▶ **PROBLEM STATEMENT**: Retype the listing that follows, exactly as written.

-*-

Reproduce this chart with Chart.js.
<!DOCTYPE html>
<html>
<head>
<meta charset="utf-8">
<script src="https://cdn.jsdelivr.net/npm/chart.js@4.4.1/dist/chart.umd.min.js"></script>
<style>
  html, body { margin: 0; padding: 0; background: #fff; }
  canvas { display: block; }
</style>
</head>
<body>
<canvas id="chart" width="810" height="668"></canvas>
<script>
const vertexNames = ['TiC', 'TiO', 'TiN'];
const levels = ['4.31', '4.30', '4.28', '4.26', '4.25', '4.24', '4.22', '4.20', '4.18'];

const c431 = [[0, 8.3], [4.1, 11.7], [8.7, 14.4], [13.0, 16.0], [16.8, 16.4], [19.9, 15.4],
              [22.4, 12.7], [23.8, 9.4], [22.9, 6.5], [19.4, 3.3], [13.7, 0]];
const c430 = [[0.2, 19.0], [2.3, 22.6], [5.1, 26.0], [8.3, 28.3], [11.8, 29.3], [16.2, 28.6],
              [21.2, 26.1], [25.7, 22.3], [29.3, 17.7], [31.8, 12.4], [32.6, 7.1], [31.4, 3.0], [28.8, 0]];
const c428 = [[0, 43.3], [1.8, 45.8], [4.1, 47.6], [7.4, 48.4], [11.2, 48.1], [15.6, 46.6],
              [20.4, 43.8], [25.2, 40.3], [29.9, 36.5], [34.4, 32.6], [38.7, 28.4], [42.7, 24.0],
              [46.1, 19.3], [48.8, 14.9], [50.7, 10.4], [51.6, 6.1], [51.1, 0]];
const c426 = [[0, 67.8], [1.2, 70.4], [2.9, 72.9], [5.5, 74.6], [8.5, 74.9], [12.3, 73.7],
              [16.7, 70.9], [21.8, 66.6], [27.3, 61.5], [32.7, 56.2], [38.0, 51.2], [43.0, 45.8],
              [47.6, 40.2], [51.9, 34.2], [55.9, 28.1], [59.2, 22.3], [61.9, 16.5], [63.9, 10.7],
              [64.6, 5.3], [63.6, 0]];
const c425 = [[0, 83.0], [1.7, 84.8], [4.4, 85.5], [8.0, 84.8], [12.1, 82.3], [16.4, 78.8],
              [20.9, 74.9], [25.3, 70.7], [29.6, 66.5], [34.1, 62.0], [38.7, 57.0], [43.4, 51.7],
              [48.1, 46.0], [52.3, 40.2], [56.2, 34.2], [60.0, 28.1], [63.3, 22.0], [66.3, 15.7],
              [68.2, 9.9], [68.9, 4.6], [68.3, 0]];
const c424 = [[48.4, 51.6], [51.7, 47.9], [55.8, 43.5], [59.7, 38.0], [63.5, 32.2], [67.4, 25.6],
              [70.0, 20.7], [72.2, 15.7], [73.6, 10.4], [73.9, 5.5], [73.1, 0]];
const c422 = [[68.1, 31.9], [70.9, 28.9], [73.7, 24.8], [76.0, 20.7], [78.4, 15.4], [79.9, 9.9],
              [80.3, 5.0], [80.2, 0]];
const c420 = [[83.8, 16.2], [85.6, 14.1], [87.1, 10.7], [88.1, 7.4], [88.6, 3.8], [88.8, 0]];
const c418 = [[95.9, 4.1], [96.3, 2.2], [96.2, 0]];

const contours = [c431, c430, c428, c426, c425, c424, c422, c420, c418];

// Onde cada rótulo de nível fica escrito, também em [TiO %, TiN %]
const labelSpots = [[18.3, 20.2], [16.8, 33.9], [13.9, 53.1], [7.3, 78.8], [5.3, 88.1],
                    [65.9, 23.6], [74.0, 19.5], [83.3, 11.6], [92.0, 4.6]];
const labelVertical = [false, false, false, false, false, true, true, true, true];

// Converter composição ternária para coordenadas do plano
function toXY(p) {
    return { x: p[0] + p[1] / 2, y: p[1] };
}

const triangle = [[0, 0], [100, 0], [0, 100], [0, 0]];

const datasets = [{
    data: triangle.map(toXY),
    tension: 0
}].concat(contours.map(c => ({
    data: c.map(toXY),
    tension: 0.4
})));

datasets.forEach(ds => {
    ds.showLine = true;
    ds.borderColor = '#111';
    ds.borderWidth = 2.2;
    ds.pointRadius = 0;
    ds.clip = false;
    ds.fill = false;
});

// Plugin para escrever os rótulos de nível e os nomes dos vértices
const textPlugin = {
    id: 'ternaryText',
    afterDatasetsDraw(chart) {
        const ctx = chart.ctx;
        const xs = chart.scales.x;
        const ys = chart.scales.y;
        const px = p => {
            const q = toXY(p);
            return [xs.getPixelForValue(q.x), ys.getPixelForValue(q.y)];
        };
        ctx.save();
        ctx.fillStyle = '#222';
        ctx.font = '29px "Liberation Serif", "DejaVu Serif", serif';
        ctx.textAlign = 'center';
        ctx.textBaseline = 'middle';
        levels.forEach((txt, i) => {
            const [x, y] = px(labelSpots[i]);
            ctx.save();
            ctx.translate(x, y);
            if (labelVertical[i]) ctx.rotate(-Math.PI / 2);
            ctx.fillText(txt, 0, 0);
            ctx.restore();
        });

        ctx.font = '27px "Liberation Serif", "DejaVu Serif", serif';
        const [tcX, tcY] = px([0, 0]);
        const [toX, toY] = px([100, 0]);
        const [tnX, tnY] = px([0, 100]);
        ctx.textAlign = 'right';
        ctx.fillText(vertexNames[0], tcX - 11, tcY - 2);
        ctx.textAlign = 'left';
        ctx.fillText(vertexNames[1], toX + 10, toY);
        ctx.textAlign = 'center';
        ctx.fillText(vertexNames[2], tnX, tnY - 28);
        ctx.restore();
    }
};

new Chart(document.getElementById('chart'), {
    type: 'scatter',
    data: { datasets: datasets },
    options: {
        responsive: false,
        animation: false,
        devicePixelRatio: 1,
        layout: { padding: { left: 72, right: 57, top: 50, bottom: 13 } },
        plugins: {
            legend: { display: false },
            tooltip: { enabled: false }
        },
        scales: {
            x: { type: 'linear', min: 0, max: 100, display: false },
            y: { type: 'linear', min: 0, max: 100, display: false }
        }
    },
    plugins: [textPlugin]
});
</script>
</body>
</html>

-*-

▶ **SOLVED PROBLEM**:
Reproduce this chart with Chart.js.
<!DOCTYPE html>
<html>
<head>
<meta charset="utf-8">
<script src="https://cdn.jsdelivr.net/npm/chart.js@4.4.1/dist/chart.umd.min.js"></script>
<style>
  html, body { margin: 0; padding: 0; background: #fff; }
  canvas { display: block; }
</style>
</head>
<body>
<canvas id="chart" width="810" height="668"></canvas>
<script>
const vertexNames = ['TiC', 'TiO', 'TiN'];
const levels = ['4.31', '4.30', '4.28', '4.26', '4.25', '4.24', '4.22', '4.20', '4.18'];

const c431 = [[0, 8.3], [4.1, 11.7], [8.7, 14.4], [13.0, 16.0], [16.8, 16.4], [19.9, 15.4],
              [22.4, 12.7], [23.8, 9.4], [22.9, 6.5], [19.4, 3.3], [13.7, 0]];
const c430 = [[0.2, 19.0], [2.3, 22.6], [5.1, 26.0], [8.3, 28.3], [11.8, 29.3], [16.2, 28.6],
              [21.2, 26.1], [25.7, 22.3], [29.3, 17.7], [31.8, 12.4], [32.6, 7.1], [31.4, 3.0], [28.8, 0]];
const c428 = [[0, 43.3], [1.8, 45.8], [4.1, 47.6], [7.4, 48.4], [11.2, 48.1], [15.6, 46.6],
              [20.4, 43.8], [25.2, 40.3], [29.9, 36.5], [34.4, 32.6], [38.7, 28.4], [42.7, 24.0],
              [46.1, 19.3], [48.8, 14.9], [50.7, 10.4], [51.6, 6.1], [51.1, 0]];
const c426 = [[0, 67.8], [1.2, 70.4], [2.9, 72.9], [5.5, 74.6], [8.5, 74.9], [12.3, 73.7],
              [16.7, 70.9], [21.8, 66.6], [27.3, 61.5], [32.7, 56.2], [38.0, 51.2], [43.0, 45.8],
              [47.6, 40.2], [51.9, 34.2], [55.9, 28.1], [59.2, 22.3], [61.9, 16.5], [63.9, 10.7],
              [64.6, 5.3], [63.6, 0]];
const c425 = [[0, 83.0], [1.7, 84.8], [4.4, 85.5], [8.0, 84.8], [12.1, 82.3], [16.4, 78.8],
              [20.9, 74.9], [25.3, 70.7], [29.6, 66.5], [34.1, 62.0], [38.7, 57.0], [43.4, 51.7],
              [48.1, 46.0], [52.3, 40.2], [56.2, 34.2], [60.0, 28.1], [63.3, 22.0], [66.3, 15.7],
              [68.2, 9.9], [68.9, 4.6], [68.3, 0]];
const c424 = [[48.4, 51.6], [51.7, 47.9], [55.8, 43.5], [59.7, 38.0], [63.5, 32.2], [67.4, 25.6],
              [70.0, 20.7], [72.2, 15.7], [73.6, 10.4], [73.9, 5.5], [73.1, 0]];
const c422 = [[68.1, 31.9], [70.9, 28.9], [73.7, 24.8], [76.0, 20.7], [78.4, 15.4], [79.9, 9.9],
              [80.3, 5.0], [80.2, 0]];
const c420 = [[83.8, 16.2], [85.6, 14.1], [87.1, 10.7], [88.1, 7.4], [88.6, 3.8], [88.8, 0]];
const c418 = [[95.9, 4.1], [96.3, 2.2], [96.2, 0]];

const contours = [c431, c430, c428, c426, c425, c424, c422, c420, c418];

// Onde cada rótulo de nível fica escrito, também em [TiO %, TiN %]
const labelSpots = [[18.3, 20.2], [16.8, 33.9], [13.9, 53.1], [7.3, 78.8], [5.3, 88.1],
                    [65.9, 23.6], [74.0, 19.5], [83.3, 11.6], [92.0, 4.6]];
const labelVertical = [false, false, false, false, false, true, true, true, true];

// Converter composição ternária para coordenadas do plano
function toXY(p) {
    return { x: p[0] + p[1] / 2, y: p[1] };
}

const triangle = [[0, 0], [100, 0], [0, 100], [0, 0]];

const datasets = [{
    data: triangle.map(toXY),
    tension: 0
}].concat(contours.map(c => ({
    data: c.map(toXY),
    tension: 0.4
})));

datasets.forEach(ds => {
    ds.showLine = true;
    ds.borderColor = '#111';
    ds.borderWidth = 2.2;
    ds.pointRadius = 0;
    ds.clip = false;
    ds.fill = false;
});

// Plugin para escrever os rótulos de nível e os nomes dos vértices
const textPlugin = {
    id: 'ternaryText',
    afterDatasetsDraw(chart) {
        const ctx = chart.ctx;
        const xs = chart.scales.x;
        const ys = chart.scales.y;
        const px = p => {
            const q = toXY(p);
            return [xs.getPixelForValue(q.x), ys.getPixelForValue(q.y)];
        };
        ctx.save();
        ctx.fillStyle = '#222';
        ctx.font = '29px "Liberation Serif", "DejaVu Serif", serif';
        ctx.textAlign = 'center';
        ctx.textBaseline = 'middle';
        levels.forEach((txt, i) => {
            const [x, y] = px(labelSpots[i]);
            ctx.save();
            ctx.translate(x, y);
            if (labelVertical[i]) ctx.rotate(-Math.PI / 2);
            ctx.fillText(txt, 0, 0);
            ctx.restore();
        });

        ctx.font = '27px "Liberation Serif", "DejaVu Serif", serif';
        const [tcX, tcY] = px([0, 0]);
        const [toX, toY] = px([100, 0]);
        const [tnX, tnY] = px([0, 100]);
        ctx.textAlign = 'right';
        ctx.fillText(vertexNames[0], tcX - 11, tcY - 2);
        ctx.textAlign = 'left';
        ctx.fillText(vertexNames[1], toX + 10, toY);
        ctx.textAlign = 'center';
        ctx.fillText(vertexNames[2], tnX, tnY - 28);
        ctx.restore();
    }
};

new Chart(document.getElementById('chart'), {
    type: 'scatter',
    data: { datasets: datasets },
    options: {
        responsive: false,
        animation: false,
        devicePixelRatio: 1,
        layout: { padding: { left: 72, right: 57, top: 50, bottom: 13 } },
        plugins: {
            legend: { display: false },
            tooltip: { enabled: false }
        },
        scales: {
            x: { type: 'linear', min: 0, max: 100, display: false },
            y: { type: 'linear', min: 0, max: 100, display: false }
        }
    },
    plugins: [textPlugin]
});
</script>
</body>
</html>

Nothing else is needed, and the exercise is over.